Bach geht solche Schritte. Hadamar, der Ort an dem zuerst behinderte Menschen während des Dritten Reichs systematisch ermordet wurden, ist dabei Symbol der tödlichen Folgen der Apartheid und Ausgangspunkt theologisch-diakonischen Nachdenkens, vor dem sich jede weitere Reflexion zu bewähren hat. Das Buch ist mit Herzblut geschrieben. Der Autor selbst hat den tiefen Riss zwischen Behinderten und Nichtbehinderten erfahren. Er erkrankte während der ersten Semester seines Theologiestudiums an Kinderlähmung und ist seitdem auf einen Rollstuhl angewiesen. Über viele Jahre hat er in der diakonischen Anstalt Volmarstein als Seelsorger gearbeitet. Diese Erfahrungen fließen in sein Buch auf vielfältige Weise ein. Es ist dadurch ein lebendiges, ein reichhaltiges, ein provozierendes Buch. Es enthält Erfahrungsberichte, gibt Vorträge wieder, enthält sorgfältige Textauslegungen, Appelle, theologische Reflexionen.

Es ist ein vielschichtiges, buntes Buch, ein Buch von außerordentlichem Gewicht, dem viele Leser zu wünschen sind. Es ist nur leider sehr umfangreich, voller Wiederholungen und langatmiger Passagen. Ich wünschte mir eine straffende Überarbeitung. Vielleicht verlangt Bachs Buch aber auch die Freiheit zu einer nicht zu sehr an üblichen Diskursgewohnheiten geschulten Lektüre, bei der man dann auch mit den für mich spannendsten, jedoch ganz am Schluss platzierten Kapiteln beginnen kann: Bachs Auslegungen der beiden ersten Kapitel  des Markusevangeliums.

Noch eine Anmerkung: dass Hans Georg Wiedemann, und vielleicht viele Pfarrer mit ihm, so leicht von einer Gleichsetzung von Glaube und Gesundheit sprechen können, hängt  vielleicht auch damit zusammen, dass unter ihren Kanzeln so wenig Taube, Blinde und Gelähmte zu finden sind. Auch dies eine Folge der von Bach beschriebenen Apartheid und ihrer institutionellen Folgen.
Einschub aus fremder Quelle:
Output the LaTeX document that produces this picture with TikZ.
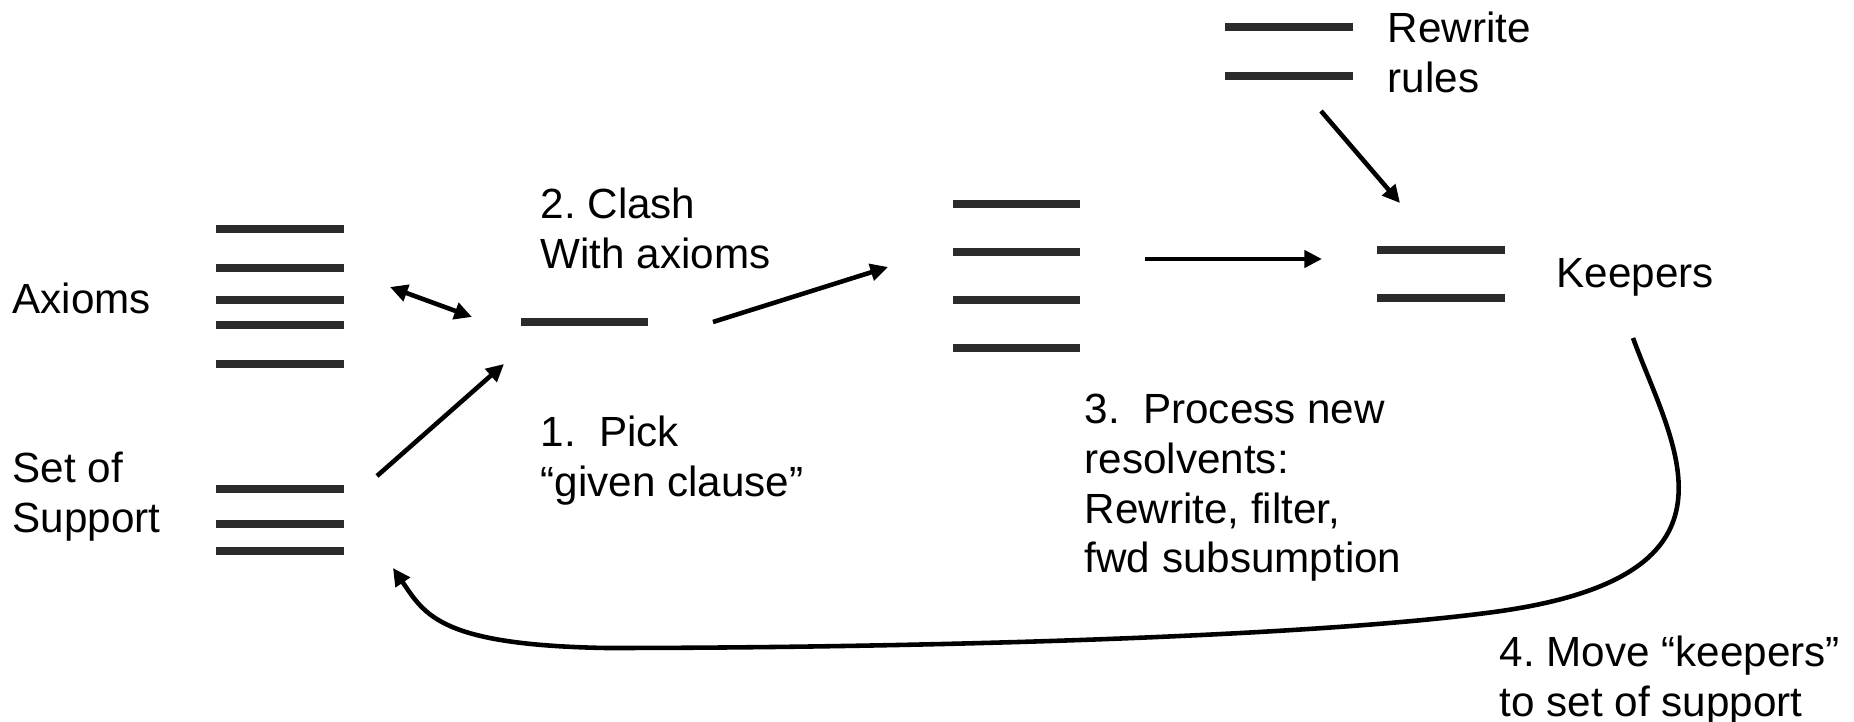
\documentclass[tikz,border=0pt]{standalone}
\usepackage{fontspec}
\setmainfont{Liberation Sans}
\usetikzlibrary{arrows.meta}
\frenchspacing
\definecolor{barcol}{HTML}{2B2B2B}
\tikzset{
    lbl/.style={font=\fontsize{12}{14.2}\selectfont, inner sep=0pt, anchor=north west, align=left},
    bar/.style={draw=barcol, line width=2.1pt},
    arr/.style={line width=1.3pt, -{Triangle[length=5pt,width=4.8pt]}},
    dblarr/.style={line width=1.3pt, {Triangle[length=5pt,width=4.8pt]}-{Triangle[length=5pt,width=4.8pt]}}
}

\begin{document}
\begin{tikzpicture}[x=0.01cm, y=-0.01cm]
    \useasboundingbox (0,0) rectangle (1854,722);

    % Define nodes
    \node[lbl]		(axioms)	at (12,282)		{Axioms};
    \node[lbl]		(sos)		at (12,451)		{Set of\\Support};
    \node[lbl]		(clash)		at (540,187)	{2. Clash\\With axioms};
    \node[lbl]		(pick)		at (540,415)	{1.\ \ Pick\\“given clause”};
    \node[lbl]		(process)	at (1084,393)	{3.\ \ Process new\\resolvents:\\Rewrite, filter,\\fwd subsumption};
    \node[lbl]		(rules)		at (1387,11)	{Rewrite\\rules};
    \node[lbl]		(keepers)	at (1556,258)	{Keepers};
    \node[lbl]		(move)		at (1499,635)	{4. Move “keepers”\\to set of support};

    % clause lists
    \foreach \y in {229,268,300,325,364} \draw[bar] (216,\y) -- (344,\y);
    \foreach \y in {489,524,551} \draw[bar] (216,\y) -- (344,\y);
    \draw[bar] (521,322) -- (648,322);
    \foreach \y in {204,252,300,348} \draw[bar] (953,\y) -- (1080,\y);
    \foreach \y in {250,298} \draw[bar] (1377,\y) -- (1505,\y);
    \foreach \y in {27,76} \draw[bar] (1225,\y) -- (1353,\y);

    % end points
    \coordinate (ax-in)		at (390,287);
    \coordinate (given-l)	at (472,317);
    \coordinate (sos-out)	at (377,476);
    \coordinate (given-b)	at (504,364);
    \coordinate (given-r)	at (713,322);
    \coordinate (res-in)	at (888,267);
    \coordinate (res-out)	at (1145,259);
    \coordinate (kp-in)		at (1322,259);
    \coordinate (rules-out)	at (1321,111);
    \coordinate (kp-top)	at (1400,203);
    \coordinate (kp-out)	at (1633,338);
    \coordinate (sos-in)	at (393,568);

    % Connect nodes
    \draw[dblarr] (ax-in) -- (given-l);
    \draw[arr] (sos-out) -- (given-b);
    \draw[arr] (given-r) -- (res-in);
    \draw[arr] (res-out) -- (kp-in);
    \draw[arr] (rules-out) -- (kp-top);
    \draw[arr] (kp-out) .. controls (1672,445) and (1760,576) .. (1494,612)
        .. controls (1300,638) and (900,648) .. (606,648)
        .. controls (440,645) and (425,615) .. (sos-in);
\end{tikzpicture}
\end{document}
Das habe ich schließlich in Bachs Buch vermisst: die Kritik an einer Diakonie, die ihren Stolz in der Unterhaltung großer und größter Unternehmen sieht, und sich bis heute schwer tut, die Forderungen der siebziger Jahre nach Auflösung der abgesonderten Lebensbereiche für behinderte Menschen und die Ermöglichung ihrer Partizipation am gesellschaftlichen Leben zu verwirklichen.